[Recorded data]
== == ==

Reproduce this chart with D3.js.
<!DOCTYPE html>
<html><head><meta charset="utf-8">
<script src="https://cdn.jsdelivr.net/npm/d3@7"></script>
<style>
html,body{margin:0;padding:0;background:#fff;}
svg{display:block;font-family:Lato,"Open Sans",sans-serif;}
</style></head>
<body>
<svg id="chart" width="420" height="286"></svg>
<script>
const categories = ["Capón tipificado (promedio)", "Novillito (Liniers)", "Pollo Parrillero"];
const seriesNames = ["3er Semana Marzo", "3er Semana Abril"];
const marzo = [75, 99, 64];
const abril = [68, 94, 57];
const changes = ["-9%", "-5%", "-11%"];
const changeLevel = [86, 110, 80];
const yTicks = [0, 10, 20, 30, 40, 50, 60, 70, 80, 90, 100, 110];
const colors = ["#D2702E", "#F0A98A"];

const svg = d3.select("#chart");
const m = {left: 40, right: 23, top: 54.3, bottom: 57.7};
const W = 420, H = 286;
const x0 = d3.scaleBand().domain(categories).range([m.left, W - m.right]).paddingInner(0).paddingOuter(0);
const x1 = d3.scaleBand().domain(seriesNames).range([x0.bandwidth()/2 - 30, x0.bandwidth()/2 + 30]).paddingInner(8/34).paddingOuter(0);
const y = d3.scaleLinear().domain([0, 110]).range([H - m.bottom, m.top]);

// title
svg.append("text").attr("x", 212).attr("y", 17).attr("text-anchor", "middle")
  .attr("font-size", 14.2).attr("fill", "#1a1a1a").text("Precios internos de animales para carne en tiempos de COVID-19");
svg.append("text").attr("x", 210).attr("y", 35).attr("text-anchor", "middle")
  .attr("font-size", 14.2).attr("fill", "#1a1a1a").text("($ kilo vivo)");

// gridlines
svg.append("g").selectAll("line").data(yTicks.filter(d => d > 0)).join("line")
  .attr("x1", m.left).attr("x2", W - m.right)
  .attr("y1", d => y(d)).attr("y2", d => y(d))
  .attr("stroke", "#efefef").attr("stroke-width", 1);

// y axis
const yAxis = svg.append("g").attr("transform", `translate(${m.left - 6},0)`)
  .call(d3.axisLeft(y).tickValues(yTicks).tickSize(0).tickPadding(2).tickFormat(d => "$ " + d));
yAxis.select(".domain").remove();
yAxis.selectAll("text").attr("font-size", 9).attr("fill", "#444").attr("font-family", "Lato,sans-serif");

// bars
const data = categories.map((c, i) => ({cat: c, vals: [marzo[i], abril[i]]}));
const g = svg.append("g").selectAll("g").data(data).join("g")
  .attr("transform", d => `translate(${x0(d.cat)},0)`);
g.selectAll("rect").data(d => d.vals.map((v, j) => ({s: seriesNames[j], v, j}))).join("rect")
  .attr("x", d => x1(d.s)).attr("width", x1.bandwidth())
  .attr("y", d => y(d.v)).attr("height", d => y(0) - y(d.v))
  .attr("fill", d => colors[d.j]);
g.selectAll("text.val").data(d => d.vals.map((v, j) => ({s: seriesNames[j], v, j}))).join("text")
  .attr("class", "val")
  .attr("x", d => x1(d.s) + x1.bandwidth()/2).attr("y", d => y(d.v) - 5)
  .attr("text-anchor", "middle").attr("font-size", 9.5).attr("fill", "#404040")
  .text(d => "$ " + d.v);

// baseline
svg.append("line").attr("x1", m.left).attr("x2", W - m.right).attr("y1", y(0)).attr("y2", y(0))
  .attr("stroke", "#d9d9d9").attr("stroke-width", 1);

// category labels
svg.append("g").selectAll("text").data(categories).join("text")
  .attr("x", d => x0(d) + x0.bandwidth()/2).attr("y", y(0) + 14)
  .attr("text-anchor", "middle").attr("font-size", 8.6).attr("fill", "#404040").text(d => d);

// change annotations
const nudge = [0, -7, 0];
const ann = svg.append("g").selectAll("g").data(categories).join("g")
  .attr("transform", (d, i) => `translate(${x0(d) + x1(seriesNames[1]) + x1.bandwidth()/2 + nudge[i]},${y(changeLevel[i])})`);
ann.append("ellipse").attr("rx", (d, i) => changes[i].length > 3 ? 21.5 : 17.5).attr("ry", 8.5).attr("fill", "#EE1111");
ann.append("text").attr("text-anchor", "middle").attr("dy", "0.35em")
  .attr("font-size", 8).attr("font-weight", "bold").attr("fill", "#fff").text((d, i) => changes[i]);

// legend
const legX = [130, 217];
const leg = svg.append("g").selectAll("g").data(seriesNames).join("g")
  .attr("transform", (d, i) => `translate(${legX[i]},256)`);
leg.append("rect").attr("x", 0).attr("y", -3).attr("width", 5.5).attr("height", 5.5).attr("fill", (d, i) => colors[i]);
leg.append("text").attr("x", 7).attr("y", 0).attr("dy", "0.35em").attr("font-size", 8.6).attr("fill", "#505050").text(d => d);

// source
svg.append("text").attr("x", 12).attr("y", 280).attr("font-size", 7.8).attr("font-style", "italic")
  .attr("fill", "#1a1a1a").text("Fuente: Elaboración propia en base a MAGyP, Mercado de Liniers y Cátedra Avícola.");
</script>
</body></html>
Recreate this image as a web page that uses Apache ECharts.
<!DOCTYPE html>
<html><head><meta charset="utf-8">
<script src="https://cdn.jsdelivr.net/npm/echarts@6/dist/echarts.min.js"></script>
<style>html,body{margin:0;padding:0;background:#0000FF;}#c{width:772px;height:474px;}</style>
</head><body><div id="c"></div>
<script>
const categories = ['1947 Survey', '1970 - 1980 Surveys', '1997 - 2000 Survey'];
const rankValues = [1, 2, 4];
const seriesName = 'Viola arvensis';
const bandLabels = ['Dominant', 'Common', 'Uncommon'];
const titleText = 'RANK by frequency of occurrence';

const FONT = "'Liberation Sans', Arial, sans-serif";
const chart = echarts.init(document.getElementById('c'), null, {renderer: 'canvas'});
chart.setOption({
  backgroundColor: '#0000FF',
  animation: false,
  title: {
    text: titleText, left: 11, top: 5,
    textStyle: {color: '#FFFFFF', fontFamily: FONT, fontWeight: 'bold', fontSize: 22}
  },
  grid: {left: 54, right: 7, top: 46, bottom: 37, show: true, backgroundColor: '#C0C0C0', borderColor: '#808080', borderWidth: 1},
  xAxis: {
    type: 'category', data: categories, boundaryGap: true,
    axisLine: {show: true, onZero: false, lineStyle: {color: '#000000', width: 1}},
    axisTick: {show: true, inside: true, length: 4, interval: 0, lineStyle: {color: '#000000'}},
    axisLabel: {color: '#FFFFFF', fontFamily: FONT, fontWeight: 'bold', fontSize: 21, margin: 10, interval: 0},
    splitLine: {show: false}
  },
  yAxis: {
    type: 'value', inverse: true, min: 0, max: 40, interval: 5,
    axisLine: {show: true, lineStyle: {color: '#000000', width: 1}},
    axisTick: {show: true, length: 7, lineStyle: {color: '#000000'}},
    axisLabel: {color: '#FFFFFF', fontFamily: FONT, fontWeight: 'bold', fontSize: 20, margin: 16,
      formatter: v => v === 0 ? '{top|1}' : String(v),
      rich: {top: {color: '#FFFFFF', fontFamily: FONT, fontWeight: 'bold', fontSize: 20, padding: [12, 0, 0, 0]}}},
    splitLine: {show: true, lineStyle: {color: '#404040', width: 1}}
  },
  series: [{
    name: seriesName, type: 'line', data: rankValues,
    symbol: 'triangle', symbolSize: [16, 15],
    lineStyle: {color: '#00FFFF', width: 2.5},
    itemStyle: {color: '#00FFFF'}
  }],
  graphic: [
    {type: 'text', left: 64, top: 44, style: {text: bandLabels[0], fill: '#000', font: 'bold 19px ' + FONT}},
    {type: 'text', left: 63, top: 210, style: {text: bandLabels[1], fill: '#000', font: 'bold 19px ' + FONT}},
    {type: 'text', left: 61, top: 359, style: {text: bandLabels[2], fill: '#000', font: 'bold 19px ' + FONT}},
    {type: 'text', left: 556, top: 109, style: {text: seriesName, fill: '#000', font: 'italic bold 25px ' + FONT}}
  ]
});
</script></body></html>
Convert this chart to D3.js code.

== == ==

● **Written problem**
Above is a listing; print exactly its lines from the one with "Recreate this image" through the one with "const titleText = 'RANK", and no other lines.

● **Exercise output**
Recreate this image as a web page that uses Apache ECharts.
<!DOCTYPE html>
<html><head><meta charset="utf-8">
<script src="https://cdn.jsdelivr.net/npm/echarts@6/dist/echarts.min.js"></script>
<style>html,body{margin:0;padding:0;background:#0000FF;}#c{width:772px;height:474px;}</style>
</head><body><div id="c"></div>
<script>
const categories = ['1947 Survey', '1970 - 1980 Surveys', '1997 - 2000 Survey'];
const rankValues = [1, 2, 4];
const seriesName = 'Viola arvensis';
const bandLabels = ['Dominant', 'Common', 'Uncommon'];
const titleText = 'RANK by frequency of occurrence';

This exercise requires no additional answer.